Data to use:
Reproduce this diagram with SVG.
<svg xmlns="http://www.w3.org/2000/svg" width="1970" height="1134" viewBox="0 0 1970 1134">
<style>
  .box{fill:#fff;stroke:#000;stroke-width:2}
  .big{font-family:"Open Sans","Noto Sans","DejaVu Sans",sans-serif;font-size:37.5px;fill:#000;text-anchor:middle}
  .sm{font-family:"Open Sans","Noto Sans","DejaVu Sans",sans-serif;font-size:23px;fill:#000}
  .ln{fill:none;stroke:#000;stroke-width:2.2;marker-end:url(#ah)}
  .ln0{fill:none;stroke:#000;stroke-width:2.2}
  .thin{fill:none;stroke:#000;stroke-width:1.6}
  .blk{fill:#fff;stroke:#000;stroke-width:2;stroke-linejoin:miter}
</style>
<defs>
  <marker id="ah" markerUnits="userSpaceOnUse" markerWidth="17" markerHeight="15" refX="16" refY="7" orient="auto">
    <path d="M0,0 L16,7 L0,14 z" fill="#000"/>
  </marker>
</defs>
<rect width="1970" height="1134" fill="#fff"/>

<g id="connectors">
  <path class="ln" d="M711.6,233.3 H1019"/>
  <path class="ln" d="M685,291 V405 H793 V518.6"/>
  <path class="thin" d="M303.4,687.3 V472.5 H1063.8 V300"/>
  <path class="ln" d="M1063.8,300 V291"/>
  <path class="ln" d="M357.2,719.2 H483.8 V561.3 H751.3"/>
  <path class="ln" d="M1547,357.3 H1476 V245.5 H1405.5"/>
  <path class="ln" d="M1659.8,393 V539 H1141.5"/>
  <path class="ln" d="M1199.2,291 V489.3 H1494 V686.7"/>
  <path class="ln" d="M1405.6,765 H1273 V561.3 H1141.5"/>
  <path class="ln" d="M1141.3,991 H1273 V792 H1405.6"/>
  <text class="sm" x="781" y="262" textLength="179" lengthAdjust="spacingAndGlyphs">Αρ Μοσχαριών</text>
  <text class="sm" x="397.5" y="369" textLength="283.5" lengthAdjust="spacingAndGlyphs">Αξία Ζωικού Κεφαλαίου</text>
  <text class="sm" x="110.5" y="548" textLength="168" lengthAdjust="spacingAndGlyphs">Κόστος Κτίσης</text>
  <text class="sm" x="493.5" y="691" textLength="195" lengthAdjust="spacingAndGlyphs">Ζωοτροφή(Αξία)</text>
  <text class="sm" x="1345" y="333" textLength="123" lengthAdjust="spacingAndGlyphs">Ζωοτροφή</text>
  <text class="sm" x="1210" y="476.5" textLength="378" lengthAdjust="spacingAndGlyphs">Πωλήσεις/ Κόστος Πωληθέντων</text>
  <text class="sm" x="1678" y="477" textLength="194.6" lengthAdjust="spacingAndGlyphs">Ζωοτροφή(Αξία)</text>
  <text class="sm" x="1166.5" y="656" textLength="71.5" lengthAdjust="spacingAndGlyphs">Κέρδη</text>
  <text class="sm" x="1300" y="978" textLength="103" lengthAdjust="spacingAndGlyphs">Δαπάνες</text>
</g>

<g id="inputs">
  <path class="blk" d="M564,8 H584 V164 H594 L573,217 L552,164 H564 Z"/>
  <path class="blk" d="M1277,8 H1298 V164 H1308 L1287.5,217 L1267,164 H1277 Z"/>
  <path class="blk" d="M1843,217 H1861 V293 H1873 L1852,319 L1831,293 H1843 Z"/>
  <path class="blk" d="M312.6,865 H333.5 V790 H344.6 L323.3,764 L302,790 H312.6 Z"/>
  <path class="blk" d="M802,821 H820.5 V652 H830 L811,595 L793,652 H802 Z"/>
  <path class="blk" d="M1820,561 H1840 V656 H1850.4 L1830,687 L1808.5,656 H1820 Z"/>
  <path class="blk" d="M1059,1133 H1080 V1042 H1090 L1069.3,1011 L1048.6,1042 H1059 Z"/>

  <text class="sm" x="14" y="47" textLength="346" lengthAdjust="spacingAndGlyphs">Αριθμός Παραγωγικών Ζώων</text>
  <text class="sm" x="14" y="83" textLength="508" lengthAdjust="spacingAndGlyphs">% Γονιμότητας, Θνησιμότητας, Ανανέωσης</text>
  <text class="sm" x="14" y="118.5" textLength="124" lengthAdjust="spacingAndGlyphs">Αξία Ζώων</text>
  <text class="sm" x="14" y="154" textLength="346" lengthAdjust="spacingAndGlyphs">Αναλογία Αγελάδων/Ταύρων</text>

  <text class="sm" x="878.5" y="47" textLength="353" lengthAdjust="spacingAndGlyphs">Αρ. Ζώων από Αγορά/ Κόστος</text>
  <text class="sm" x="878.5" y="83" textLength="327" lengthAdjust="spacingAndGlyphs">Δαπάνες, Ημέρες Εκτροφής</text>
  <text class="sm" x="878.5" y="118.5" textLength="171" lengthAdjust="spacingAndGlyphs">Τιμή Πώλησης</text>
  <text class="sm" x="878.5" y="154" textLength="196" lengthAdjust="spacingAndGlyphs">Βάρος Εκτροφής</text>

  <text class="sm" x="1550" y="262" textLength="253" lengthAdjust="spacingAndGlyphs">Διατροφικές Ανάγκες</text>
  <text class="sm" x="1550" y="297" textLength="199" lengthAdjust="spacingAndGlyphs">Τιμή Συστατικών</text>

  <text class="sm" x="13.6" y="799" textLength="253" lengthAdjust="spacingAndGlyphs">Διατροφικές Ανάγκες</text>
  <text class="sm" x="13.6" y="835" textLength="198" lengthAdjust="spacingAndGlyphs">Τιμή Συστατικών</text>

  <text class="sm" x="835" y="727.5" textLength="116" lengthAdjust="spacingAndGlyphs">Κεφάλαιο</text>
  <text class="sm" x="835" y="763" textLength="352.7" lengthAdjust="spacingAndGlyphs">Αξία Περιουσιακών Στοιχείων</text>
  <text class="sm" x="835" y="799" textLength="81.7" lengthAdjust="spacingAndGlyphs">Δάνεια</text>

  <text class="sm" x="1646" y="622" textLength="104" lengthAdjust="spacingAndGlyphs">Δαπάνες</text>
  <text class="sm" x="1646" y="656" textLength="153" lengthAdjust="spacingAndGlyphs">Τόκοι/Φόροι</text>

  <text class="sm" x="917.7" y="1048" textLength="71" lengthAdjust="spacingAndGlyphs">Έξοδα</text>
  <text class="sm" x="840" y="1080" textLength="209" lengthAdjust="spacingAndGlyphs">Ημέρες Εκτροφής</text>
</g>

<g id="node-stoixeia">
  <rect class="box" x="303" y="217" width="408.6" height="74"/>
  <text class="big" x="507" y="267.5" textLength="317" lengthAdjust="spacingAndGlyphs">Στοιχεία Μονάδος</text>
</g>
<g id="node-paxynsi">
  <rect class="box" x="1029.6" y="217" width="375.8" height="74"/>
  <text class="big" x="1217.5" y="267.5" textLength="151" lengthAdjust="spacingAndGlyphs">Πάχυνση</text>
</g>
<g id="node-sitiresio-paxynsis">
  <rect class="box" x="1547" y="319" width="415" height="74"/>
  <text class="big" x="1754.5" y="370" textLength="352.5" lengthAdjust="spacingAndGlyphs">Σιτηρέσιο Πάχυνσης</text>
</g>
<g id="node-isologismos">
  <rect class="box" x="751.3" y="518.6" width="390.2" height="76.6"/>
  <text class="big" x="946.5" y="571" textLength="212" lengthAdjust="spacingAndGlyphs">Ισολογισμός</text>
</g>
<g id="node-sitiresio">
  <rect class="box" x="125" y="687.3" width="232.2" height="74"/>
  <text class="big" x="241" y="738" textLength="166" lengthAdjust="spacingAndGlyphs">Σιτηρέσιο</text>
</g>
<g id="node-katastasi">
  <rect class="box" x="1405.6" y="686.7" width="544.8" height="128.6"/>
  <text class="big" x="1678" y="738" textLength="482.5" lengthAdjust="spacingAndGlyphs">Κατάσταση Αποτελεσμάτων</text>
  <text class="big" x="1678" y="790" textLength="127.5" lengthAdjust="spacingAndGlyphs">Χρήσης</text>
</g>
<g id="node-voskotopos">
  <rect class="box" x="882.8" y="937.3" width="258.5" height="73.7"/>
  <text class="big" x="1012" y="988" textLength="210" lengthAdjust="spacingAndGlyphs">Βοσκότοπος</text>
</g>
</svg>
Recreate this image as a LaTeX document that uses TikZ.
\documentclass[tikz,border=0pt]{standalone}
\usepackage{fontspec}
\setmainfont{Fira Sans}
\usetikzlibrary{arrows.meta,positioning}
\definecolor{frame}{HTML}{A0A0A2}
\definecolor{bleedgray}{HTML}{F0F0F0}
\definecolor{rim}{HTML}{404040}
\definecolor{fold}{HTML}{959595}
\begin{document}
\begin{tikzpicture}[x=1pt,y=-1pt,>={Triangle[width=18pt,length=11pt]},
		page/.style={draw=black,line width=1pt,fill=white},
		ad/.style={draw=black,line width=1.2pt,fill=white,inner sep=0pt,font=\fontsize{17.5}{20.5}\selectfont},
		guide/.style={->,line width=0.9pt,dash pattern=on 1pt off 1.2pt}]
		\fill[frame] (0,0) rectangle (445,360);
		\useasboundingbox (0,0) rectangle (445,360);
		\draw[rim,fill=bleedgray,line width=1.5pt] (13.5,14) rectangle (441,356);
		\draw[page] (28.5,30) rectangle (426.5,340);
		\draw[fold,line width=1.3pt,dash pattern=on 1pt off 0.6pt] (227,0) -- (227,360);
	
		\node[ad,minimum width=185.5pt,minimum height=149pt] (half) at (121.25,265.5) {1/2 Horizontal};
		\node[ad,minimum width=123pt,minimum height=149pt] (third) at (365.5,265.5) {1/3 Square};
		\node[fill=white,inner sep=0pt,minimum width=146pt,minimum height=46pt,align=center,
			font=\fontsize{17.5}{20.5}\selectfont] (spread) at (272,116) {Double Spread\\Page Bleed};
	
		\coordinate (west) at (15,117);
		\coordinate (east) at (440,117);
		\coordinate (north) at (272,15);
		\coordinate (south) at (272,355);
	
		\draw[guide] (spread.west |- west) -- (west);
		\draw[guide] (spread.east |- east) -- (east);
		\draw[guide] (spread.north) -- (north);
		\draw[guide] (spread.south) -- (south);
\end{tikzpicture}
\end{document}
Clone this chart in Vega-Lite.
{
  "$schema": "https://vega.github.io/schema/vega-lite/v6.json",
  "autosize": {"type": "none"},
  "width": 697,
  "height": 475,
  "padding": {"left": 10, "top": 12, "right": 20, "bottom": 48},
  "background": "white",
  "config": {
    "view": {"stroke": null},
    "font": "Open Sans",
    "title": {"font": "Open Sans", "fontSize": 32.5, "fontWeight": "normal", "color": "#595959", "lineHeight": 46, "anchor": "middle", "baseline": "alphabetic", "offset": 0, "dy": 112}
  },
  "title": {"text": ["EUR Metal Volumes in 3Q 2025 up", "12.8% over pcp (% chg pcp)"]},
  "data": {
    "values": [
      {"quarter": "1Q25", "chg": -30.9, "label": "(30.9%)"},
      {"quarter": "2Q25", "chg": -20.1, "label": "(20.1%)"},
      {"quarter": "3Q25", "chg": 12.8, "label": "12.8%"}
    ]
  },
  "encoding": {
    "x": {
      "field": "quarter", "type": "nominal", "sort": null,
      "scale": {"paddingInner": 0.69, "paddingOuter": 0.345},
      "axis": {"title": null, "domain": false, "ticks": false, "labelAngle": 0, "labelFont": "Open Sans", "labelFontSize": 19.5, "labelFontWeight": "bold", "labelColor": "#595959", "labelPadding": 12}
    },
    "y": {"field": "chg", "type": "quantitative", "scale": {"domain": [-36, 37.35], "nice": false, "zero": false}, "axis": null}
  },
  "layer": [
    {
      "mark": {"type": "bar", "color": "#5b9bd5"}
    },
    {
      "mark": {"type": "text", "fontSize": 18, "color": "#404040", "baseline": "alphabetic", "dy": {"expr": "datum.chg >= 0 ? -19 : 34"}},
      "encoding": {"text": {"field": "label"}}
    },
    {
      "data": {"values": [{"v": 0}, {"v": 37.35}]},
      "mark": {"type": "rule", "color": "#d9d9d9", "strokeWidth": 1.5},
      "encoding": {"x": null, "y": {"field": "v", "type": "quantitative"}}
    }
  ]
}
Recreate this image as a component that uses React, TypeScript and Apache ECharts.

What to work on: Return, from the data, each line that has the word "Recreate" in it.

The result:
Recreate this image as a LaTeX document that uses TikZ.
Recreate this image as a component that uses React, TypeScript and Apache ECharts.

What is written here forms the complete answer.